Translation may be one place to start. Rather than going the language-class route, scientists are interested in removing any kind of cultural bias: simply feeding large linguistic datasets to a computer, telling it only what translates, and testing what the machine learns. The computer takes, say, a German sentence, changes it into an intermediate representation as zeroes and ones, and takes that to another language, such as English.

What happens, then, when the German-to-English translation is halted halfway and redirected to French?

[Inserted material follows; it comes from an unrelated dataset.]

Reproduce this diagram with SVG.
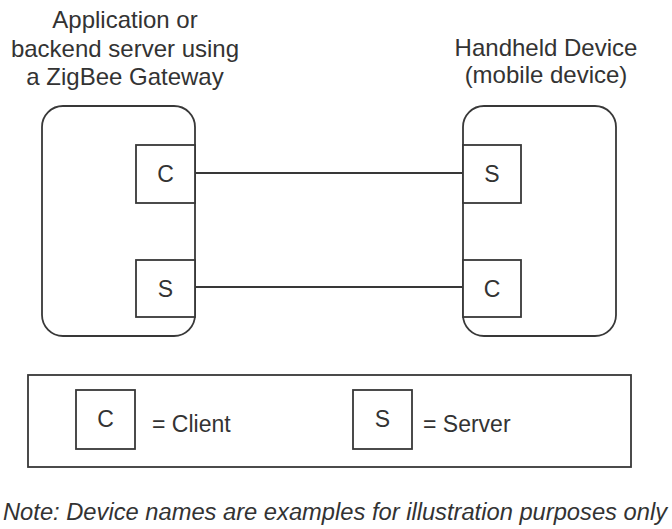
<svg xmlns="http://www.w3.org/2000/svg" width="672" height="529" viewBox="0 0 672 529">
<style>
.s{fill:none;stroke:#383838;stroke-width:1.8}
.w{fill:#fff;stroke:#383838;stroke-width:1.8}
.t{font-family:"Liberation Sans",Arial,sans-serif;fill:#333;font-size:24px}
.l{font-family:"Liberation Sans",Arial,sans-serif;fill:#333;font-size:23px;text-anchor:middle}
.c{text-anchor:middle}
</style>
<rect width="672" height="529" fill="#fff"/>
<g id="app-server">
<text class="t c" x="125" y="28">Application or</text>
<text class="t c" x="125" y="57">backend server using</text>
<text class="t c" x="125" y="85">a ZigBee Gateway</text>
<rect class="w" x="42" y="106" width="153" height="230" rx="21"/>
</g>
<g id="handheld">
<text class="t c" x="546" y="56">Handheld Device</text>
<text class="t c" x="546" y="83">(mobile device)</text>
<rect class="w" x="463" y="106" width="153" height="230" rx="21"/>
</g>
<g id="app-client">
<rect class="w" x="136" y="145" width="59" height="58"/>
<text class="l" x="165.5" y="182">C</text>
</g>
<g id="app-server-cluster">
<rect class="w" x="136" y="260" width="59" height="57"/>
<text class="l" x="165.5" y="297">S</text>
</g>
<g id="handheld-server">
<rect class="w" x="463" y="145" width="58" height="58"/>
<text class="l" x="492" y="182">S</text>
</g>
<g id="handheld-client">
<rect class="w" x="463" y="260" width="58" height="57"/>
<text class="l" x="492" y="297">C</text>
</g>
<g id="connectors">
<line class="s" x1="195" y1="173" x2="463" y2="173"/>
<line class="s" x1="195" y1="287" x2="463" y2="287"/>
</g>
<g id="legend">
<rect class="s" x="28" y="375" width="603" height="92"/>
<rect class="s" x="76" y="390" width="59" height="59"/>
<text class="l" x="105.5" y="427">C</text>
<text class="t" x="152" y="432" style="font-size:23px">= Client</text>
<rect class="s" x="353" y="390" width="59" height="59"/>
<text class="l" x="382.5" y="427">S</text>
<text class="t" x="423" y="432" style="font-size:23px">= Server</text>
</g>
<g id="note">
<text class="t" x="3" y="520" style="font-style:italic;font-size:23.5px" textLength="664" lengthAdjust="spacingAndGlyphs">Note: Device names are examples for illustration purposes only</text>
</g>
</svg>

“It may turn out this is a pretty good translation from German to French,” Bhattacharya notes. “The zeroes and ones could be powerful enough to go from any language to any other language.” In fact, recent work by Google scientists found evidence for such an interlinguum.

Among the organizers of the working group is External Professor George Starostin (Higher School of Economics, Moscow), a curator of the Evolution of Human Languages (EHL) Project, SFI’s long-standing project for investigating deep-level historical connections between the many linguistic families of the world. “The study of semantic shifts — subtle, gradual changes in word meanings that accumulate over time — is just as important for unraveling language history as is the study of sound change, which has traditionally dominated historical linguistics,” says Starostin. “In addition, historical databanks on semantic shifts, built up in the process of our investigation into the distant past of modern languages, may help shed valuable light on certain universal or culturally conditioned properties of the human mind — letting us understand which types of meanings are more commonly connected in the brain, bringing us even closer to the construction of a universal semantic meta-language.” In between elements of historical and synchronic research, the working group will be using semantic networks and aspects of cultural evolution to, among other things, predict true cognates and break down how meanings shift over time.

Is the goal to perfect Google Translate? Not exactly: the aim reaches far beyond. “This internal set of zeroes and ones is probably a representation of meaning,” says Bhattacharya. “This is an idea that we want to follow.”

External Professors Eric Smith (Tokyo Earth-Life Science Institute) and Peter Stadler (Leipzig University) are also organizing the working group.